■ **Stated task**: Write the lines out again, from the top of the material to the line containing "width=1.0, pad=11, color='#222222')", pictures excluded.

■ **Dataset excerpt**:
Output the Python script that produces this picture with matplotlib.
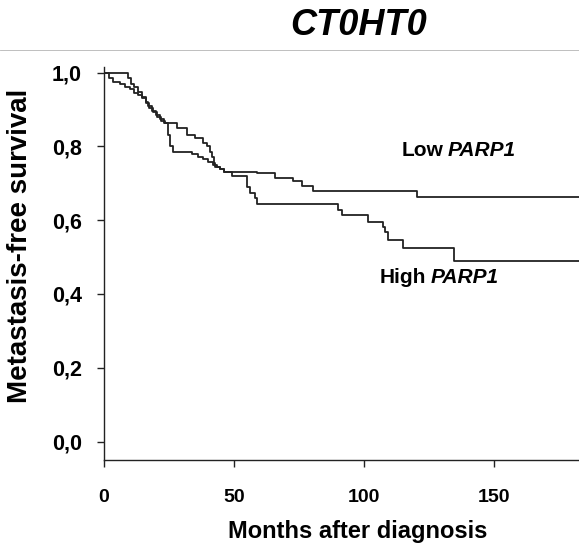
import numpy as np
import matplotlib.pyplot as plt
from matplotlib.lines import Line2D

plt.rcParams['font.family'] = ['Liberation Sans', 'DejaVu Sans']

## Kaplan-Meier steps (months, survival)
low_t = [0, 9.2, 10.5, 11.5, 13, 14.5, 16, 17, 18.5, 20, 21.5, 23, 28, 32, 35,
         38, 39.5, 40.8, 41.5, 42.3, 42.7, 44.5, 46, 58.8, 65.8, 72.7, 76,
         80.4, 120.3, 183]
low_s = [1.0, 0.985, 0.97, 0.96, 0.947, 0.935, 0.92, 0.91, 0.895, 0.885, 0.875,
         0.863, 0.85, 0.831, 0.822, 0.809, 0.80, 0.786, 0.77, 0.755, 0.745,
         0.738, 0.731, 0.727, 0.714, 0.705, 0.692, 0.680, 0.664, 0.664]

high_t = [0, 2, 3.5, 6, 8, 10, 11.5, 13, 14.5, 16, 17.5, 19, 20.5, 22, 23.5,
          24.5, 25.5, 26.5, 34, 36, 38, 40, 42, 43.5, 44.5, 46, 49.2, 55, 56,
          58, 59, 90, 91.4, 101.5, 107.3, 108.0, 109.2, 115, 134.6, 183]
high_s = [1.0, 0.985, 0.975, 0.97, 0.962, 0.955, 0.945, 0.94, 0.93, 0.918,
          0.905, 0.893, 0.88, 0.87, 0.863, 0.83, 0.80, 0.786, 0.778, 0.77,
          0.765, 0.758, 0.75, 0.745, 0.738, 0.731, 0.72, 0.691, 0.674, 0.66,
          0.643, 0.628, 0.614, 0.595, 0.582, 0.569, 0.547, 0.524, 0.488, 0.488]

x_ticks = [0, 50, 100, 150]
y_ticks = [0.0, 0.2, 0.4, 0.6, 0.8, 1.0]
y_tick_labels = ['0,0', '0,2', '0,4', '0,6', '0,8', '1,0']

W, H = 579, 546
fig = plt.figure(figsize=(W / 100, H / 100), dpi=100)
ax = fig.add_axes([104 / W, 1 - 460 / H, 475 / W, (460 - 67) / H])

ax.step(low_t, low_s, where='post', color='#222222', lw=1.3)
ax.step(high_t, high_s, where='post', color='#222222', lw=1.3)

ax.set_xlim(0, 182.7)
ax.set_ylim(-0.05, 1.015)

ax.spines['top'].set_visible(False)
ax.spines['right'].set_visible(False)
for s in ['left', 'bottom']:
    ax.spines[s].set_linewidth(1.0)
    ax.spines[s].set_color('#222222')

ax.set_xticks(x_ticks)
ax.set_xticklabels([str(v) for v in x_ticks], fontsize=14, fontweight='bold')
ax.set_yticks(y_ticks)
ax.set_yticklabels(y_tick_labels, fontsize=15.5, fontweight='bold')
ax.tick_params(axis='x', length=5, width=1.0, pad=16, color='#222222')
ax.tick_params(axis='y', length=5, width=1.0, pad=11, color='#222222')

## texts
fig.text(358.5 / W, 1 - 35 / H, 'CT0HT0', ha='center', va='baseline',
         fontsize=26, fontweight='bold', fontstyle='italic')
fig.text(358 / W, 1 - 538 / H, 'Months after diagnosis', ha='center',
         va='baseline', fontsize=17, fontweight='bold')
fig.text(20 / W, 1 - 246 / H, 'Metastasis-free survival', ha='center',
         va='center', rotation=90, fontsize=20, fontweight='bold')


def gene_label(x_px, base_px, word):
    # plain bold word followed by the gene name in bold italic
    t = fig.text(x_px / W, 1 - base_px / H, word, ha='left', va='baseline',
                 fontsize=15, fontweight='bold')
    r = fig.canvas.get_renderer()
    bb = t.get_window_extent(renderer=r)
    fig.text((bb.x1 + 4.5) / W, 1 - base_px / H, 'PARP1', ha='left',
             va='baseline', fontsize=15, fontweight='bold', fontstyle='italic')


gene_label(401.7, 156, 'Low')
gene_label(380, 283, 'High')

# faint rule near the top of the page
fig.add_artist(Line2D([0, 1], [1 - 49.5 / H] * 2, transform=fig.transFigure,
                      color='#b4b4b4', lw=0.6))

fig.savefig('out.png', dpi=100)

■ **Complete output**:
Output the Python script that produces this picture with matplotlib.
import numpy as np
import matplotlib.pyplot as plt
from matplotlib.lines import Line2D

plt.rcParams['font.family'] = ['Liberation Sans', 'DejaVu Sans']

## Kaplan-Meier steps (months, survival)
low_t = [0, 9.2, 10.5, 11.5, 13, 14.5, 16, 17, 18.5, 20, 21.5, 23, 28, 32, 35,
         38, 39.5, 40.8, 41.5, 42.3, 42.7, 44.5, 46, 58.8, 65.8, 72.7, 76,
         80.4, 120.3, 183]
low_s = [1.0, 0.985, 0.97, 0.96, 0.947, 0.935, 0.92, 0.91, 0.895, 0.885, 0.875,
         0.863, 0.85, 0.831, 0.822, 0.809, 0.80, 0.786, 0.77, 0.755, 0.745,
         0.738, 0.731, 0.727, 0.714, 0.705, 0.692, 0.680, 0.664, 0.664]

high_t = [0, 2, 3.5, 6, 8, 10, 11.5, 13, 14.5, 16, 17.5, 19, 20.5, 22, 23.5,
          24.5, 25.5, 26.5, 34, 36, 38, 40, 42, 43.5, 44.5, 46, 49.2, 55, 56,
          58, 59, 90, 91.4, 101.5, 107.3, 108.0, 109.2, 115, 134.6, 183]
high_s = [1.0, 0.985, 0.975, 0.97, 0.962, 0.955, 0.945, 0.94, 0.93, 0.918,
          0.905, 0.893, 0.88, 0.87, 0.863, 0.83, 0.80, 0.786, 0.778, 0.77,
          0.765, 0.758, 0.75, 0.745, 0.738, 0.731, 0.72, 0.691, 0.674, 0.66,
          0.643, 0.628, 0.614, 0.595, 0.582, 0.569, 0.547, 0.524, 0.488, 0.488]

x_ticks = [0, 50, 100, 150]
y_ticks = [0.0, 0.2, 0.4, 0.6, 0.8, 1.0]
y_tick_labels = ['0,0', '0,2', '0,4', '0,6', '0,8', '1,0']

W, H = 579, 546
fig = plt.figure(figsize=(W / 100, H / 100), dpi=100)
ax = fig.add_axes([104 / W, 1 - 460 / H, 475 / W, (460 - 67) / H])

ax.step(low_t, low_s, where='post', color='#222222', lw=1.3)
ax.step(high_t, high_s, where='post', color='#222222', lw=1.3)

ax.set_xlim(0, 182.7)
ax.set_ylim(-0.05, 1.015)

ax.spines['top'].set_visible(False)
ax.spines['right'].set_visible(False)
for s in ['left', 'bottom']:
    ax.spines[s].set_linewidth(1.0)
    ax.spines[s].set_color('#222222')

ax.set_xticks(x_ticks)
ax.set_xticklabels([str(v) for v in x_ticks], fontsize=14, fontweight='bold')
ax.set_yticks(y_ticks)
ax.set_yticklabels(y_tick_labels, fontsize=15.5, fontweight='bold')
ax.tick_params(axis='x', length=5, width=1.0, pad=16, color='#222222')
ax.tick_params(axis='y', length=5, width=1.0, pad=11, color='#222222')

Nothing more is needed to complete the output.